A lump now protruded upon the creature’s chest before fingertips poked out, ten in all, followed by the hands. Jesus Ramirez burst from the sludge, now completely naked except for tatters of his suit which clung to his wrists and ankles and covered his crotch. His hair was now completely white and the whites of his bloodshot eyes were a feral yellow. He remained seemingly in a haze, his mind cloudy as though he were stuck in an opium-induced stupor. He lay there on his back, shivering, as sores and skin boils broke out along his entire body, spurting green pus along his pasty flesh. Ribbons of blood flowed from both nostrils as well as the corners of his mouth. He turned away from the creature, looking now at Brock, and his red and yellow eyes met Brock’s as he spoke. His voice was now a husky, choked whispered, yet firm with conviction: “All hail Zogantous, the God of Filth!”
August 01, 2004
8:00 a.m. Eastern Standard Time
Welcome to Johnston, the absolute filthiest city in the country. Once clean and elegant, Johnston has somehow fallen over the years to the status of now being considered almost a third-world country within the United States. Raw sewage and toxic waste fill the streets, and the windows of every building are now grimy, blocking light from going through, unless the window is broken, as many of them are. No longer are landfills needed, for people simply throw their trash on the ground and let it pile up, and in some areas, the filth is now ankle deep or higher. Smog and noxious fumes fill the skies; you can even see the thickening vapors of harmful chemical pluming the air in a putrid fog, yet the residents now are use to the vile stench this brings. The water remains unsafe to drink, due to high bacteria count, harmful chemicals, and various other contaminates. The CDC is once more dispatched to try to investigate and contain yet another outbreak of cholera, which happens all too frequently here, yet the residents have long ago gotten used to the pestilence. If hell truly exists, then Johnston would surely be it for you if you were a compulsive neat freak, for everywhere you turn, more garbage, filth, and rot permeates the atmosphere and sanitation has long ago become a myth to the denizens who live and thrive in this decaying populous.

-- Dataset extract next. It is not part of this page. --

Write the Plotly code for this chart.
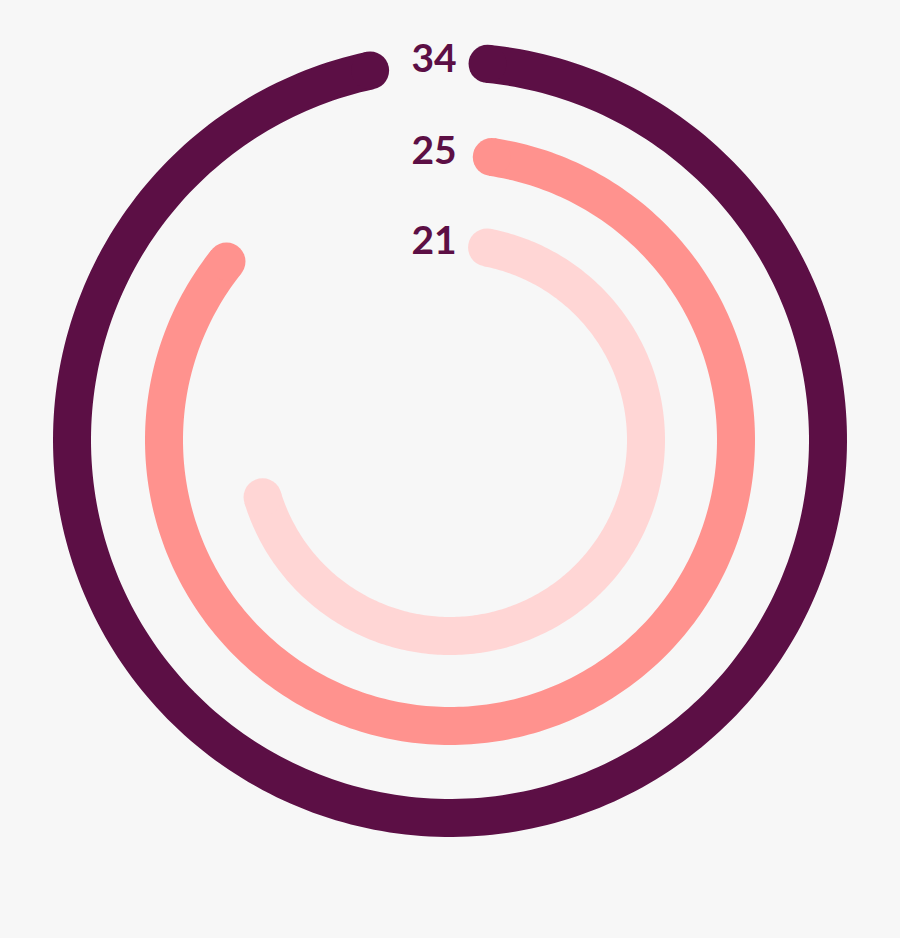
import numpy as np
import plotly.graph_objects as go

# data
labels = ["34", "25", "21"]
values = [34, 25, 21]
start_deg = [5.7, 8.4, 10.9]      # arc start angle (clockwise from top)
end_deg = [347.8, 308.6, 253.0]   # arc end angle
colors = ["#5C0F45", "#FF928E", "#FFD6D5"]

ring_r = [378, 286, 196]   # ring radius (px-scaled radial axis)
R_MAX = 420
W = 38

fig = go.Figure()
for lab, v, s, e, c, r in zip(labels, values, start_deg, end_deg, colors, ring_r):
    th = np.linspace(s, e, 300)
    fig.add_trace(go.Scatterpolar(
        r=[r] * len(th), theta=th, mode="lines",
        line=dict(color=c, width=W), hoverinfo="skip", showlegend=False))
    fig.add_trace(go.Scatterpolar(
        r=[r, r], theta=[s, e], mode="markers",
        marker=dict(color=c, size=W, line=dict(width=0)),
        hoverinfo="skip", showlegend=False))
    fig.add_trace(go.Scatterpolar(
        r=[r], theta=[-np.degrees(np.arcsin(16 / r))], mode="text",
        text=[lab], textposition="middle center",
        textfont=dict(family="Lato", size=39, color="#5C0F45", weight="bold"),
        hoverinfo="skip", showlegend=False))

cy = 1 - 440 / 938
hw = R_MAX / 900
hh = R_MAX / 938
fig.update_layout(
    width=900, height=938,
    margin=dict(l=0, r=0, t=0, b=0),
    paper_bgcolor="#F7F7F7",
    plot_bgcolor="#F7F7F7",
    polar=dict(
        domain=dict(x=[0.5 - hw, 0.5 + hw], y=[cy - hh, cy + hh]),
        bgcolor="rgba(0,0,0,0)",
        radialaxis=dict(range=[0, R_MAX], visible=False, showgrid=False),
        angularaxis=dict(rotation=90, direction="clockwise", visible=False,
                         showgrid=False, showline=False, showticklabels=False,
                         ticks=""),
    ),
)
fig.write_html("out.html", config={"displayModeBar": False})

with open("out.html", encoding="utf-8") as f:
    html = f.read()
html = html.replace("<head>", "<head><style>html,body{margin:0;padding:0;overflow:hidden;background:#F7F7F7;}</style>", 1)
with open("out.html", "w", encoding="utf-8") as f:
    f.write(html)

Within forlorn and decrepit churches, synagogues, and mosques now corroding and falling apart, where people once worshipped Jesus, Jehovah, or Allah, they now come to pay homage to Zogantous. Idols and relics of their former religion have now been burned and replaced by artifacts and documents spreading the Gospel of Zogantous, the new god whom the people bow down and pray to.
All hail Zogantous, the God of Filth!